I cut my teeth as a campaigner protecting the half mile long Mayroyd site immediately to the east of Hebden Bridge station from comprehensive development, a project that was being sprung from the ownership of Walkely’s Clogs at its far end. There’s a nice account of the traditional clog factory in 1990 before its attempted morphing into a development vehicle, and the business continues (under different ownership) in nearby Myholmroyd.  Between 1992-97 repeated planning applications were resisted and I won a public inquiry against the developer and the Council.  The site is now designated Green Belt.

In 1996 I originated the proposal for the pedestrianisation of the town centre which was eventually implemented a decade later; in between I acted to advance and protect the project against the (occasional) ferocious opposition which such schemes can generate. The scheme has been a huge success, winning prizes (for which the Council designers can take credit) and is now accepted as the foundation for the town’s recent relative prosperity.

Between 2006-9 I had to waste very considerable quantities of my time resisting the development of a monstrously oversized and quite unnecessary multistorey car park and associated mixed development in the heart of the town, at Garden Street. It would have ruined Hebden in the same way that Arndale centres did for many a town in the 1960-70s.  Promoted by the Council on their own site, in partnership with a local developer – even supported by CABE, with none of the heritage experts bothering to check the flimsy artificial stone cladding which would adorned the exterior –  this was fought by a small ‘action group’ who were eventually able to alert an overwhelming majority in the town to the existential threat this represented. You can follow the whole saga on the ‘No the Garden Street!’ website which I created and ran.
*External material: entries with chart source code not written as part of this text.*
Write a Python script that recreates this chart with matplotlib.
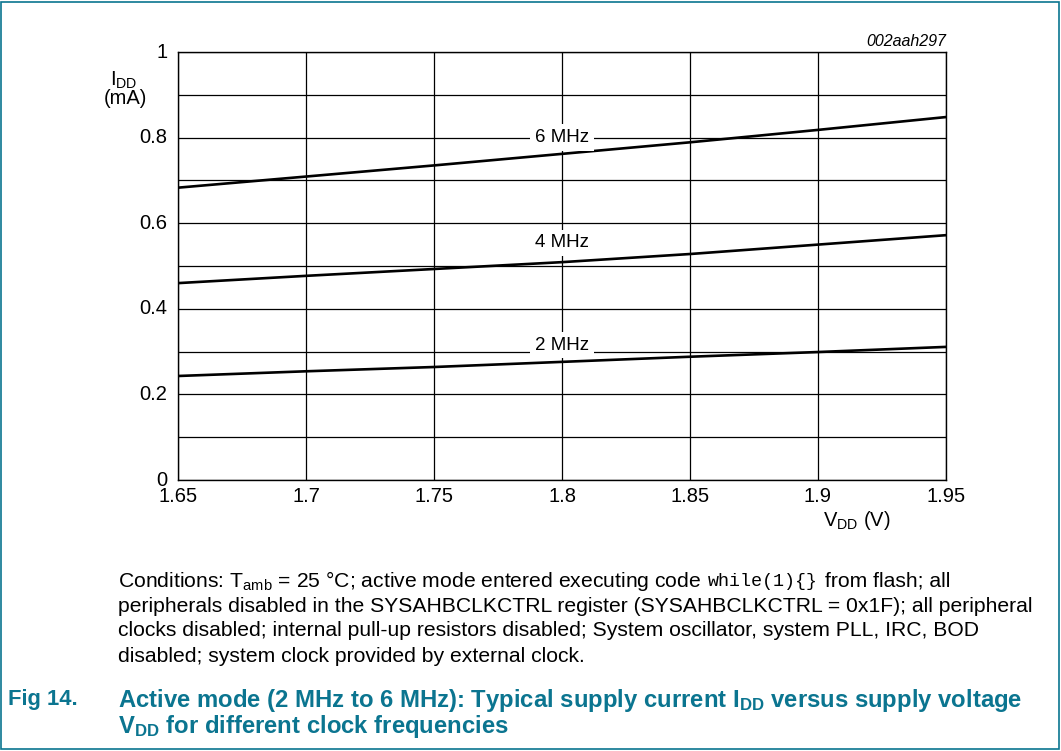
import numpy as np
import matplotlib
matplotlib.use('Agg')
import matplotlib.pyplot as plt
from matplotlib.patches import Rectangle

plt.rcParams['font.family'] = ['Liberation Sans', 'DejaVu Sans']
plt.rcParams['mathtext.fontset'] = 'custom'
plt.rcParams['mathtext.rm'] = 'Liberation Sans'
plt.rcParams['mathtext.it'] = 'Liberation Sans:italic'
plt.rcParams['mathtext.bf'] = 'Liberation Sans:bold'

# data
vdd = [1.65, 1.70, 1.75, 1.80, 1.85, 1.90, 1.95]
idd_6mhz = [0.683, 0.709, 0.735, 0.762, 0.789, 0.818, 0.848]
idd_4mhz = [0.460, 0.477, 0.493, 0.509, 0.528, 0.550, 0.572]
idd_2mhz = [0.243, 0.254, 0.264, 0.276, 0.288, 0.299, 0.311]
labels = ['6 MHz', '4 MHz', '2 MHz']
label_pos = [(1.80, 0.80), (1.80, 0.554), (1.80, 0.315)]
x_ticks = [1.65, 1.7, 1.75, 1.8, 1.85, 1.9, 1.95]
x_ticklabels = ['1.65', '1.7', '1.75', '1.8', '1.85', '1.9', '1.95']
y_ticks = [0, 0.2, 0.4, 0.6, 0.8, 1]
y_ticklabels = ['0', '0.2', '0.4', '0.6', '0.8', '1']

teal = '#0b7590'
W, H = 1061, 751

fig = plt.figure(figsize=(10.61, 7.51), dpi=100)
ax = fig.add_axes([178/W, 1-480/H, 768/W, 428/H])

for ys in (idd_6mhz, idd_4mhz, idd_2mhz):
    ax.plot(vdd, ys, color='black', lw=1.9, zorder=3)

for lab, (lx, ly) in zip(labels, label_pos):
    ax.text(lx, ly, lab, ha='center', va='center', fontsize=13.5, zorder=4,
            bbox=dict(boxstyle='square,pad=0.25', fc='white', ec='none'))

ax.set_xlim(1.65, 1.95)
ax.set_ylim(0, 1)
ax.set_xticks(np.arange(1.65, 1.951, 0.05))
ax.set_yticks(np.arange(0, 1.01, 0.1))
ax.grid(True, color='black', lw=0.9)
ax.tick_params(length=0, labelbottom=False, labelleft=False)
for s in ax.spines.values():
    s.set_linewidth(1.0)

# tick labels
for xv, xl in zip(x_ticks, x_ticklabels):
    ax.text(xv, -0.017, xl, ha='center', va='top', fontsize=14.5,
            transform=ax.get_xaxis_transform())
for yv, yl in zip(y_ticks, y_ticklabels):
    ax.text(-0.014, yv, yl, ha='right', va='center', fontsize=14.5,
            transform=ax.get_yaxis_transform())

fig.text(110/W, 1-80/H, 'I$_{\\mathrm{DD}}$', ha='left', va='center', fontsize=14.5)
fig.text(125/W, 1-99/H, '(mA)', ha='center', va='center', fontsize=14.5)
fig.text(857/W, 1-521/H, 'V$_{\\mathrm{DD}}$ (V)', ha='center', va='center', fontsize=14.5)
fig.text(946/W, 1-42/H, '002aah297', ha='right', va='center', fontsize=11.5, style='italic')

# conditions note, first line built from pieces so the code part is monospaced
renderer = fig.canvas.get_renderer()
pieces = [
    (r'Conditions: T$_{\mathrm{amb}}$ = 25 °C; active mode entered executing code', 'Liberation Sans', 15.2),
    ('while(1){}', 'Liberation Mono', 13.2),
    ('from flash; all', 'Liberation Sans', 15.2),
]
x0 = 118
for txt, fam, fs in pieces:
    t = fig.text(x0/W, 1-581/H, txt, ha='left', va='center', fontsize=fs, family=fam)
    bb = t.get_window_extent(renderer)
    x0 = x0 + bb.width + 7

cond = [
    'peripherals disabled in the SYSAHBCLKCTRL register (SYSAHBCLKCTRL = 0x1F); all peripheral',
    'clocks disabled; internal pull-up resistors disabled; System oscillator, system PLL, IRC, BOD',
    'disabled; system clock provided by external clock.',
]
for i, line in enumerate(cond):
    fig.text(118/W, 1-(606+25*i)/H, line, ha='left', va='center', fontsize=15.2)

fig.text(8/W, 1-700/H, 'Fig 14.', ha='left', va='center', fontsize=15.8,
         fontweight='bold', color=teal)
fig.text(118/W, 1-700/H,
         r'Active mode (2 MHz to 6 MHz): Typical supply current I$_{\mathbf{DD}}$ versus supply voltage',
         ha='left', va='center', fontsize=17.2, fontweight='bold', color=teal)
fig.text(118/W, 1-726/H, r'V$_{\mathbf{DD}}$ for different clock frequencies',
         ha='left', va='center', fontsize=17.2, fontweight='bold', color=teal)

fig.patches.append(Rectangle((1/W, 2/H), 1058/W, 747/H, transform=fig.transFigure,
                             fill=False, ec=teal, lw=1.2))

fig.savefig('out.png', dpi=100)
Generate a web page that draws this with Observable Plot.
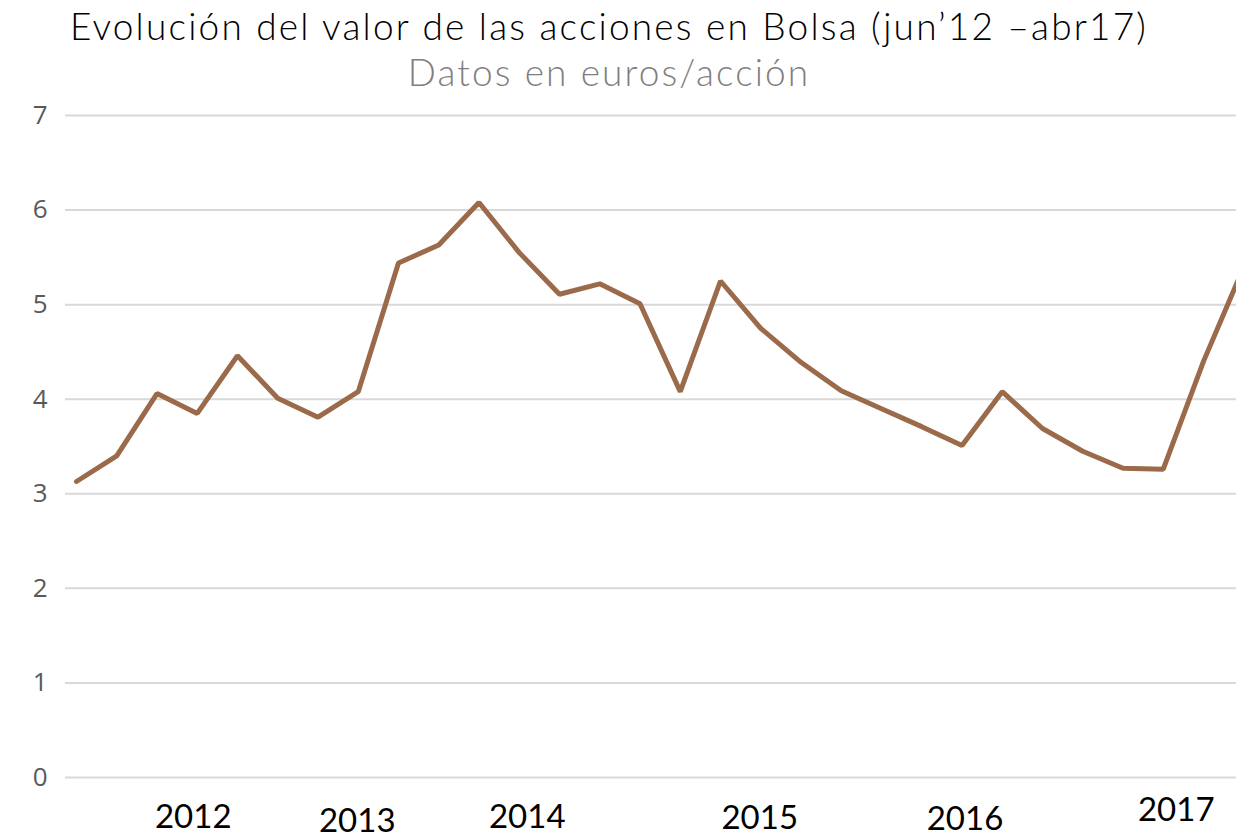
<!DOCTYPE html>
<html>
<head>
<meta charset="utf-8">
<script src="https://cdn.jsdelivr.net/npm/d3@7"></script>
<script src="https://cdn.jsdelivr.net/npm/@observablehq/plot@0.6"></script>
<style>
  html, body { margin: 0; padding: 0; background: #fff; }
  #wrap { position: relative; width: 1236px; height: 836px; overflow: hidden; }
  #title { position: absolute; left: 0; top: 4px; width: 1218px; text-align: center;
    font-family: Lato, sans-serif; font-weight: 300; font-size: 37px; line-height: 44px; letter-spacing: 2.2px; color: #000; white-space: nowrap; }
  #subtitle { position: absolute; left: 0; top: 50px; width: 1218px; text-align: center;
    font-family: Lato, sans-serif; font-weight: 300; font-size: 37px; line-height: 44px; letter-spacing: 2.1px; color: #7f7f7f; white-space: nowrap; }
  #chart { position: absolute; left: 0; top: 100px; }
</style>
</head>
<body>
<div id="wrap">
  <div id="title">Evolución del valor de las acciones en Bolsa (jun’12 –abr17)</div>
  <div id="subtitle">Datos en euros/acción</div>
  <div id="chart"></div>
</div>
<script>
// Periods (bimonthly, jun'12 – abr'17)
const periods = ["jun'12","ago'12","oct'12","dic'12","feb'13","abr'13","jun'13","ago'13","oct'13","dic'13",
  "feb'14","abr'14","jun'14","ago'14","oct'14","dic'14","feb'15","abr'15","jun'15","ago'15",
  "oct'15","dic'15","feb'16","abr'16","jun'16","ago'16","oct'16","dic'16","feb'17","abr'17"];
// Share price, euros/acción
const values = [3.13, 3.40, 4.06, 3.85, 4.46, 4.01, 3.81, 4.08, 5.44, 5.63,
  6.08, 5.55, 5.11, 5.22, 5.01, 4.08, 5.25, 4.75, 4.39, 4.09,
  3.90, 3.71, 3.51, 4.08, 3.69, 3.45, 3.27, 3.26, 4.40, 5.40];
// Year labels and the period each sits under
const yearLabels = ["2012","2013","2014","2015","2016","2017"];
const yearPeriods = ["dic'12","ago'13","abr'14","abr'15","feb'16","dic'16"];
const yTicks = [0,1,2,3,4,5,6,7];

const data = periods.map((p, i) => ({i, p, v: values[i]}));
const idx = p => periods.indexOf(p);

// label style offsets (dx, dy) for each year label
const yearStyle = [[-4, 40], [-1, 44], [8, 40], [-1, 41], [3, 42], [13, 33]];

const yearMarks = yearLabels.map((lab, k) => Plot.text([lab], {
  x: () => idx(yearPeriods[k]), y: () => 0, text: d => d,
  dx: yearStyle[k][0], dy: yearStyle[k][1],
  fontSize: 33, fontFamily: "Lato, sans-serif", fontWeight: 400, fill: "#000", clip: false
}));

const chart = Plot.plot({
  width: 1236, height: 736,
  marginLeft: 65, marginRight: 0, marginTop: 15, marginBottom: 59,
  style: {fontFamily: "'Open Sans', sans-serif", background: "transparent", overflow: "visible"},
  x: {type: "linear", domain: [-0.273, 28.82], axis: null},
  y: {domain: [0, 7], axis: null},
  marks: [
    Plot.ruleY(yTicks, {stroke: "#d9d9d9", strokeWidth: 2}),
    Plot.axisY(yTicks, {tickSize: 0, tickPadding: 18, tickFormat: d3.format("d"), fontSize: 26, fill: "#595959", label: null}),
    Plot.line(data, {x: "i", y: "v", stroke: "#9a6a4a", strokeWidth: 5, strokeLinejoin: "miter", clip: true}),
    ...yearMarks
  ]
});
document.getElementById("chart").appendChild(chart);
</script>
</body>
</html>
After a ‘damn close run thing’ when the Planning Committee rejected the application 6 votes to 4 (so one vote different and the scheme was approved) the developer’s appeal was subsequently lost at Inquiry – with the Council leading but now on the Action Group’s side. I wrote our evidence – the Inspector concluding that the scheme would be ‘unacceptably harmful to the character and ambience of the locale’. Some final pressure got the Council to withdraw from the development agreement, preventing resubmission of a different scheme, and that was that.